Serizawa eventually changes his mind after seeing a newscast showing the devastation Godzilla has caused. Choirs of children are shown singing a hymn of prayer, and Serizawa decides he will use the weapon once and only once.  To ensure it can never be used again, Serizawa destroys all of his notes on the subject, and creates one final Oxygen Destroyer device.  Emiko breaks down and cries when she sees this, as she understands that Serizawa is sacrificing his life's work to stop Godzilla.

A navy ship takes Ogata and Serizawa to plant the device in Tokyo Bay.  They don diving gear and descend into the water, where they find Godzilla sleeping.  As they begin setting up, the monster awakens.  Ogata returns to the surface as Serizawa activates the device underwater.   Serizawa tells Ogata to be with Emiko, and then cuts his own oxygen cord so his knowledge of the device cannot be used to harm mankind.  A dying Godzilla surfaces, letting out a final roar, and sinks to the bottom before completely disintegrating into an enormous skeletal carcass.  Although the monster is gone, those aboard ship mourn the unexpected loss of Serizawa.  Godzilla's death has come at a terrible price, and Dr. Yamane believes that if mankind continues to test weapons of mass destruction, meddling with the elements of nature, another Godzilla may appear again one day.

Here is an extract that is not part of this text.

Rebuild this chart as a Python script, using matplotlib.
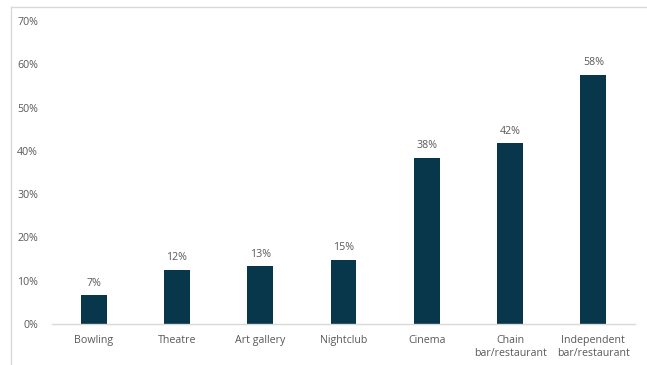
import matplotlib
matplotlib.use("Agg")
import matplotlib.pyplot as plt
from matplotlib.lines import Line2D

categories = ["Bowling", "Theatre", "Art gallery", "Nightclub", "Cinema",
              "Chain\nbar/restaurant", "Independent\nbar/restaurant"]
values = [6.6, 12.4, 13.3, 14.9, 38.3, 41.7, 57.5]
labels = ["7%", "12%", "13%", "15%", "38%", "42%", "58%"]
yticks = [0, 10, 20, 30, 40, 50, 60, 70]

plt.rcParams['font.family'] = ['Open Sans', 'DejaVu Sans']
txt = '#595959'
bar_color = '#08364A'

fig = plt.figure(figsize=(6.47, 3.65), dpi=100)
ax = fig.add_axes([52/647, 41/365, 583/647, 303/365])
x = range(len(categories))
bars = ax.bar(x, values, width=0.31, color=bar_color)
for xi, v, lab in zip(x, values, labels):
    ax.text(xi, v + 1.6, lab, ha='center', va='bottom', fontsize=7.7, color=txt)

ax.set_xlim(-0.5, len(categories) - 0.5)
ax.set_ylim(0, 70)
ax.set_yticks(yticks)
ax.set_yticklabels([f"{t}%" for t in yticks], fontsize=7.7, color=txt)
ax.set_xticks(list(x))
ax.set_xticklabels(categories, fontsize=7.7, color=txt, linespacing=1.25)
ax.tick_params(axis='both', length=0)
ax.tick_params(axis='y', pad=10)
ax.tick_params(axis='x', pad=8)
for s in ['top', 'right', 'left']:
    ax.spines[s].set_visible(False)
ax.spines['bottom'].set_color('#d9d9d9')
ax.spines['bottom'].set_linewidth(1)

# figure frame (top and left edges)
fig.add_artist(Line2D([11/647, 11/647], [0, 1 - 7/365], color='#d9d9d9', lw=1, transform=fig.transFigure))
fig.add_artist(Line2D([11/647, 1], [1 - 7/365, 1 - 7/365], color='#d9d9d9', lw=1, transform=fig.transFigure))

fig.savefig("out.png", dpi=100)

Godzilla is represented as a symbol for nuclear holocaust and ever since the film's initial release, Godzilla has been culturally identified as a strong metaphor for nuclear weapons.  In the film, Godzilla's attack mirrors the same horrors the Japanese people experienced near the end of World War II.  Producer Tomoyuki Tanaka stated that, "The theme of the film, from the beginning, was the terror of the bomb. Mankind had created the bomb, and now nature was going to take revenge on mankind."  This theme has echoed throughout the entire series. The hit song from Blue Oyster Cult states, "History shows again and again how nature points out the folly of man."  This line was further carried on in the 2014 Godzilla, in a line which states, "The arrogance of man is thinking nature is under our control, and not the other way around." Director Ishirō Honda filmed Godzilla's rampage on Tokyo with the mentality that the monster's onslaught was a parallel and physical manifestation of an Atom bomb attack. He stated, "If Godzilla had been a dinosaur or some other animal, he would have been killed by just one cannonball.  But if he were equal to an atomic bomb, we wouldn't know what to do.  So, I took the characteristics of an atomic bomb and applied them to Godzilla."

With the original film's huge success, its title creature became a runaway hit and entered the realm of popular culture.  Though Godzilla initially began as a metaphor for nuclear devastation, the more sequels Toho produced, the more the symbolism and metaphor behind Godzilla evolved.  He became a symbol for war itself, for forces of nature, and even became something of a hero in certain outings.  Reportedly just as many people in the audience for the original Godzilla had mourned the death of the monster as they did the death of Serizawa.  After all, Godzilla had been a victim of the bomb as well.  It seems almost no wonder that the masses took such a fast and hard liking to the monster.